Spill communicationBy Harold Morse
between Brewer, fire
The Thanksgiving Day sulfuric acid spill at Campbell Industrial Park featured less than ideal communication between the Fire Department and Brewer Environmental Industries personnel.
That came out in a postmortem last night before the Makakilo/Kapolei/Honokai Hale Neighborhood Board at the Campbell Building in Kapolei. But Fred Kubota, BEI vice president for sales and operations, countered that he was on the scene and was "astounded" to hear such after-the-fact accusations.
It looked to him as though firefighters and BEI people were talking things over on how to contain and neutralize the spill, he said. Fire Department officers indicated they never knew who Kubota was or that he was in senior management. He said he had arrived in a truck delivering bags of soda ash.
Fire Capt. Robert Butchart, hazardous materials officer, said a BEI supervisor and staff people were not properly suited to cope with a sulfuric acid spill. Several Fire Department protective suits were ruined, worth $700 or $800 each, he added. Federal firefighters also ruined some suits. "It's a very expensive emergency for our Fire Department," he said. "We spent over 11 hours at that site rotating four-man teams in putting soda ash on that spill."
However, both Brewer and Fire Department people seemed favorable last night to meet later and deal with communication barriers.
The Fire Department got its first word on the spill from a nearby Chevron worker, and the first fire company arrived at 2:17 p.m.
Earlier, Stephen Knox, BEI president, said he was notified about 1:30 p.m. "from an alert person at Chevron." Brewer staff were on the property about 2 p.m., Knox said. The tradewinds were blowing southwest and out to sea any fumes formed from contact of the acid with bleach in a ditch, and Brewer workers started transferring everything from the tank that was leaking acid to another tank, Knox said.
Brewer employees had already started putting down soda ash to neutralize the acid when firefighters arrived, he said. Two Brewer workers stayed until about 7:30 p.m., then left when state Occupational Safety and Health people said they were not in the right protective clothing, Knox said. The Brewer supervisor stayed until after midnight, he added.
Brewer gave a detailed slide presentation on its operation and the spill itself, and a half-dozen company officials took part.
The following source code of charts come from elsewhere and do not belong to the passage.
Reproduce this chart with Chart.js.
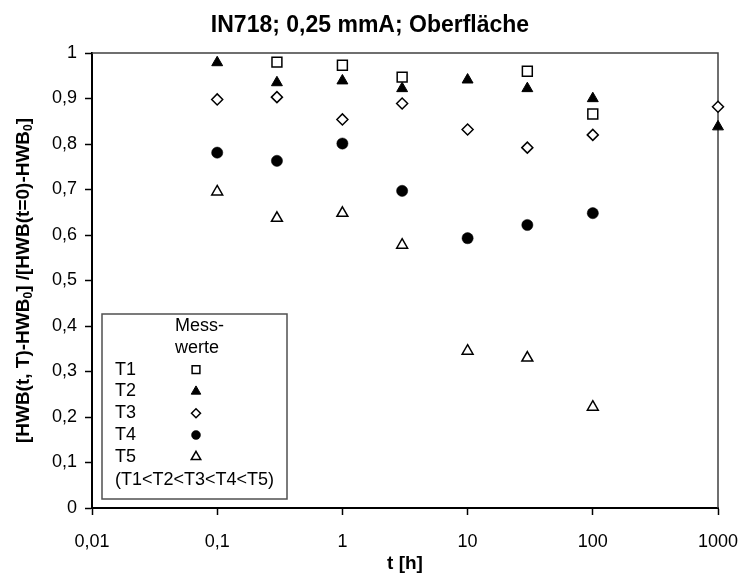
<!DOCTYPE html>
<html>
<head>
    <title>IN718; 0,25 mmA; Oberfläche</title>
    <script src="https://cdn.jsdelivr.net/npm/chart.js@4/dist/chart.umd.min.js"></script>
    <style>
        body {
            margin: 0;
            background-color: #ffffff;
            font-family: 'Liberation Sans', Arial, sans-serif;
        }
        .chart-container {
            width: 742px;
            height: 580px;
            position: relative;
        }
    </style>
</head>
<body>
    <div class="chart-container">
        <canvas id="hwbChart"></canvas>
    </div>

    <script>
        // Ticks
        const xTicks = [0.01, 0.1, 1, 10, 100, 1000];
        const yTicks = [0, 0.1, 0.2, 0.3, 0.4, 0.5, 0.6, 0.7, 0.8, 0.9, 1];

        // Messwerte, t [h] and relative HWB per temperature
        const t1Time = [0.3, 1, 3, 30, 100];
        const t1Vals = [0.980, 0.973, 0.947, 0.960, 0.866];

        const t2Time = [0.1, 0.3, 1, 3, 10, 30, 100, 1000];
        const t2Vals = [0.979, 0.935, 0.939, 0.922, 0.941, 0.922, 0.900, 0.838];

        const t3Time = [0.1, 0.3, 1, 3, 10, 30, 100, 1000];
        const t3Vals = [0.898, 0.903, 0.854, 0.889, 0.832, 0.792, 0.820, 0.882];

        const t4Time = [0.1, 0.3, 1, 3, 10, 30, 100];
        const t4Vals = [0.781, 0.763, 0.801, 0.697, 0.593, 0.622, 0.648];

        const t5Time = [0.1, 0.3, 1, 3, 10, 30, 100];
        const t5Vals = [0.695, 0.637, 0.648, 0.578, 0.345, 0.330, 0.222];

        const FONT = "'Liberation Sans', Arial, sans-serif";

        function toPoints(ts, vs) {
            return ts.map((t, i) => ({ x: t, y: vs[i] }));
        }

        function fmt(v) {
            return String(Number(v.toFixed(2))).replace('.', ',');
        }

        // marker styles, reused for the legend box
        const series = [
            { label: 'T1', data: toPoints(t1Time, t1Vals), style: 'rect', radius: 7, bg: '#ffffff', bw: 1.5, legendR: 5.5 },
            { label: 'T2', data: toPoints(t2Time, t2Vals), style: 'triangle', radius: 6.3, bg: '#000000', bw: 1, legendR: 5.5 },
            { label: 'T3', data: toPoints(t3Time, t3Vals), style: 'rectRot', radius: 5.5, bg: '#ffffff', bw: 1.5, legendR: 4.5 },
            { label: 'T4', data: toPoints(t4Time, t4Vals), style: 'circle', radius: 5.6, bg: '#000000', bw: 0.5, legendR: 4.5 },
            { label: 'T5', data: toPoints(t5Time, t5Vals), style: 'triangle', radius: 6.3, bg: '#ffffff', bw: 1.5, legendR: 5.5 }
        ];

        function drawMarker(ctx, s, r, x, y) {
            ctx.save();
            ctx.fillStyle = s.bg;
            ctx.strokeStyle = '#000000';
            ctx.lineWidth = s.bw;
            if (Chart.helpers && Chart.helpers.drawPoint) {
                Chart.helpers.drawPoint(ctx, { pointStyle: s.style, radius: r, rotation: 0, borderWidth: s.bw }, x, y);
            } else {
                ctx.beginPath();
                ctx.arc(x, y, r, 0, Math.PI * 2);
                ctx.fill();
                ctx.stroke();
            }
            ctx.restore();
        }

        const decorations = {
            id: 'decorations',
            beforeDatasetsDraw(chart) {
                const ctx = chart.ctx;
                const a = chart.chartArea;
                // frame top / right
                ctx.save();
                ctx.strokeStyle = '#404040';
                ctx.lineWidth = 1.5;
                ctx.beginPath();
                ctx.moveTo(a.left, a.top);
                ctx.lineTo(a.right, a.top);
                ctx.lineTo(a.right, a.bottom);
                ctx.stroke();
                ctx.restore();
            },
            afterDraw(chart) {
                const ctx = chart.ctx;
                const a = chart.chartArea;
                ctx.save();
                ctx.fillStyle = '#000000';

                // title
                ctx.font = 'bold 23px ' + FONT;
                ctx.textAlign = 'center';
                ctx.textBaseline = 'alphabetic';
                ctx.fillText('IN718; 0,25 mmA; Oberfläche', 370, 32);

                // x axis title
                ctx.font = 'bold 19px ' + FONT;
                ctx.textBaseline = 'middle';
                ctx.fillText('t [h]', (a.left + a.right) / 2, 564);

                // y axis title with subscripts
                const parts = [
                    ['[HWB(t, T)-HWB', false], ['0', true], ['] /[HWB(t=0)-HWB', false], ['0', true], [']', false]
                ];
                const mainFont = 'bold 19px ' + FONT;
                const subFont = 'bold 12px ' + FONT;
                let total = 0;
                parts.forEach(p => {
                    ctx.font = p[1] ? subFont : mainFont;
                    total += ctx.measureText(p[0]).width;
                });
                ctx.translate(24, (a.top + a.bottom) / 2);
                ctx.rotate(-Math.PI / 2);
                ctx.textAlign = 'left';
                ctx.textBaseline = 'middle';
                let px = -total / 2;
                parts.forEach(p => {
                    ctx.font = p[1] ? subFont : mainFont;
                    ctx.fillText(p[0], px, p[1] ? 5 : 0);
                    px += ctx.measureText(p[0]).width;
                });
                ctx.restore();

                // legend box
                ctx.save();
                const bx = 102, by = 314, bw = 185, bh = 185;
                ctx.fillStyle = '#ffffff';
                ctx.fillRect(bx, by, bw, bh);
                ctx.strokeStyle = '#505050';
                ctx.lineWidth = 1.5;
                ctx.strokeRect(bx, by, bw, bh);

                ctx.fillStyle = '#000000';
                ctx.font = '18px ' + FONT;
                ctx.textBaseline = 'middle';
                ctx.textAlign = 'left';
                const step = 21.8;
                let ry = 326;
                ctx.fillText('Mess-', 175, ry);
                ry += step;
                ctx.fillText('werte', 175, ry);
                series.forEach(s => {
                    ry += step;
                    ctx.fillText(s.label, 115, ry);
                    drawMarker(ctx, s, s.legendR, 196, ry);
                });
                ry += step;
                ctx.fillText('(T1<T2<T3<T4<T5)', 115, ry + 1);
                ctx.restore();
            }
        };

        const ctx = document.getElementById('hwbChart').getContext('2d');
        const chart = new Chart(ctx, {
            type: 'scatter',
            data: {
                datasets: series.map(s => ({
                    label: s.label,
                    data: s.data,
                    showLine: false,
                    pointStyle: s.style,
                    pointRadius: s.radius,
                    pointHoverRadius: s.radius,
                    pointBackgroundColor: s.bg,
                    pointBorderColor: '#000000',
                    pointBorderWidth: s.bw,
                    clip: false
                }))
            },
            options: {
                responsive: true,
                maintainAspectRatio: false,
                animation: false,
                layout: {
                    padding: { left: 0, top: 53, right: 24, bottom: 0 }
                },
                scales: {
                    x: {
                        type: 'logarithmic',
                        min: 0.01,
                        max: 1000,
                        afterBuildTicks: scale => {
                            scale.ticks = xTicks.map(v => ({ value: v }));
                        },
                        afterFit: scale => {
                            scale.height = 72;
                            scale.paddingLeft = 0;
                            scale.paddingRight = 0;
                        },
                        ticks: {
                            autoSkip: false,
                            maxRotation: 0,
                            color: '#000000',
                            padding: 16,
                            font: { family: FONT, size: 18 },
                            callback: v => fmt(v)
                        },
                        grid: {
                            drawOnChartArea: false,
                            drawTicks: true,
                            tickLength: 7,
                            tickColor: '#000000',
                            tickWidth: 1.5
                        },
                        border: { display: true, color: '#000000', width: 2 }
                    },
                    y: {
                        min: 0,
                        max: 1,
                        afterBuildTicks: scale => {
                            scale.ticks = yTicks.map(v => ({ value: v }));
                        },
                        afterFit: scale => {
                            scale.width = 92;
                            scale.paddingTop = 0;
                            scale.paddingBottom = 0;
                        },
                        ticks: {
                            color: '#000000',
                            padding: 8,
                            font: { family: FONT, size: 18 },
                            callback: v => fmt(v)
                        },
                        grid: {
                            drawOnChartArea: false,
                            drawTicks: true,
                            tickLength: 7,
                            tickColor: '#000000',
                            tickWidth: 1.5
                        },
                        border: { display: true, color: '#000000', width: 2 }
                    }
                },
                plugins: {
                    legend: { display: false },
                    title: { display: false },
                    tooltip: { enabled: false }
                }
            },
            plugins: [decorations]
        });
    </script>
</body>
</html>
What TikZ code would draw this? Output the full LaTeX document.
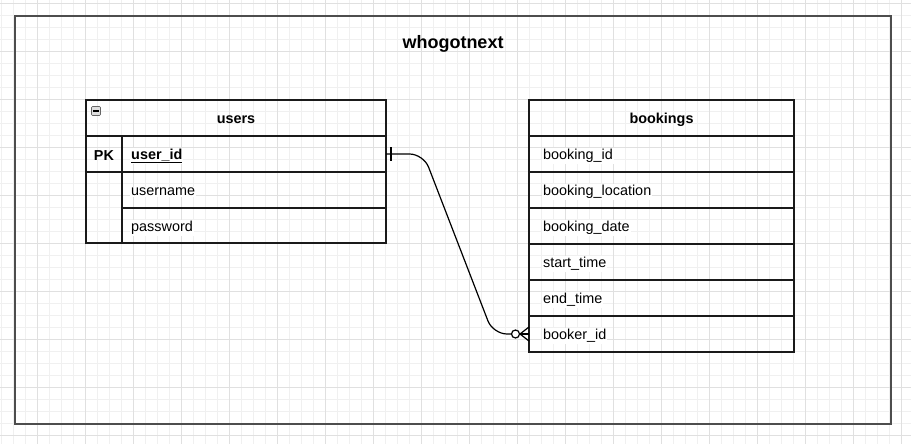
\documentclass[tikz,border=0pt]{standalone}
\usepackage{fontspec}
\setmainfont{Liberation Sans}
\usetikzlibrary{calc}
\definecolor{gridminor}{HTML}{F0F0F0}
\definecolor{gridmajor}{HTML}{E0E0E0}
\definecolor{frame}{HTML}{4D4D4D}
\definecolor{tbl}{HTML}{1A1A1A}
\tikzset{
  cell/.style={draw=tbl, line width=1.3pt, inner sep=0pt, outer sep=0pt, anchor=north west},
  fieldtxt/.style={anchor=west, inner sep=1pt, fill=white, font=\fontsize{14.4}{17}\selectfont},
  headtxt/.style={inner sep=0pt, font=\fontsize{14.4}{17}\selectfont\bfseries},
  conn/.style={draw=black, line width=1.2pt, rounded corners=14pt},
  endmark/.style={draw=black, line width=1.2pt}
}
\begin{document}
\begin{tikzpicture}[x=1pt,y=-1pt]
\useasboundingbox (0,0) rectangle (911,444);
\fill[white] (0,0) rectangle (911,444);
% grid
\foreach \x in {1,13,...,911} \draw[gridminor, line width=0.8pt] (\x,0) -- (\x,444);
\foreach \y in {3,15,...,444} \draw[gridminor, line width=0.8pt] (0,\y) -- (911,\y);
\foreach \x in {37,85,...,911} \draw[gridmajor, line width=0.9pt] (\x,0) -- (\x,444);
\foreach \y in {3,51,...,444} \draw[gridmajor, line width=0.9pt] (0,\y) -- (911,\y);
% outer frame
\node[draw=frame, line width=1.6pt, minimum width=876pt, minimum height=408pt, anchor=north west, inner sep=0pt] (frame) at (14,15) {};
\node[font=\fontsize{18}{21}\selectfont\bfseries] (title) at (453,43.5) {whogotnext};

% users table
\node[cell, minimum width=300pt, minimum height=36pt] (uhead) at (86,100) {};
\node[headtxt] (uheadt) at ($(uhead.center)+(0,2)$) {users};
\node[cell, minimum width=300pt, minimum height=36pt] (urow1) at (86,136) {};
\node[cell, minimum width=36pt, minimum height=107pt] (upk) at (86,136) {};
\node[cell, minimum width=264pt, minimum height=36pt, line width=1.6pt] (urow2) at (122,172) {};
\node[cell, minimum width=264pt, minimum height=35pt] (urow3) at (122,208) {};
\node[headtxt] (pkt) at (104,156) {PK};
\node[fieldtxt, font=\fontsize{14.4}{17}\selectfont\bfseries] (uidt) at (130,156) {\underline{user\_id}};
\node[fieldtxt] (unamet) at (130,192) {username};
\node[fieldtxt] (upwdt) at (130,228) {password};
% collapse icon
\node[draw=gray!80!black, fill=gray!25, line width=0.7pt, minimum size=9pt, inner sep=0pt, rounded corners=1pt] (ucol) at (96,111) {};
\draw[black, line width=1pt] ($(ucol.west)+(2,0)$) -- ($(ucol.east)+(-2,0)$);

% bookings table
\node[cell, minimum width=265pt, minimum height=36pt] (bhead) at (529,100) {};
\node[headtxt] (bheadt) at ($(bhead.center)+(0,2)$) {bookings};
\node[cell, minimum width=265pt, minimum height=36pt] (brow1) at (529,136) {};
\node[cell, minimum width=265pt, minimum height=36pt] (brow2) at (529,172) {};
\node[cell, minimum width=265pt, minimum height=36pt] (brow3) at (529,208) {};
\node[cell, minimum width=265pt, minimum height=36pt] (brow4) at (529,244) {};
\node[cell, minimum width=265pt, minimum height=36pt] (brow5) at (529,280) {};
\node[cell, minimum width=265pt, minimum height=36pt] (brow6) at (529,316) {};
\node[fieldtxt] (b1t) at (542,156) {booking\_id};
\node[fieldtxt] (b2t) at (542,192) {booking\_location};
\node[fieldtxt] (b3t) at (542,228) {booking\_date};
\node[fieldtxt] (b4t) at (542,264) {start\_time};
\node[fieldtxt] (b5t) at (542,300) {end\_time};
\node[fieldtxt] (b6t) at (542,336) {booker\_id};

% connector
\draw[conn] (urow1.east) -- ++(37.5,0) -- ($(brow6.west)+(-36,0)$) -- ($(brow6.west)+(-18,0)$);
\draw[endmark] ($(brow6.west)+(-18,0)$) -- (brow6.west);
% one marker
\draw[endmark] ($(urow1.east)+(5,-7)$) -- ($(urow1.east)+(5,7)$);
% zero-to-many marker
\draw[endmark] ($(brow6.west)+(-9,0)$) -- ($(brow6.west)+(0,-7)$);
\draw[endmark] ($(brow6.west)+(-9,0)$) -- ($(brow6.west)+(0,7)$);
\draw[endmark, fill=white] ($(brow6.west)+(-13.5,0)$) circle (4pt);
\end{tikzpicture}
\end{document}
Board members wondered why the leak set off no alarms and why the faulty pipe was not detected in inspections. Knox said since the pipe was underground, it was not checked -- as all above-ground pipes were.
Gary Gill, deputy director of health for the environment, noting that Brewer will pay for the state Department of Health-supervised cleanup, said he didn't know how much it would cost but that it would be expensive.
Brewer speakers repeatedly voiced regret over the spill and vowed to take steps to avoid another. They want to regain community confidence, they said.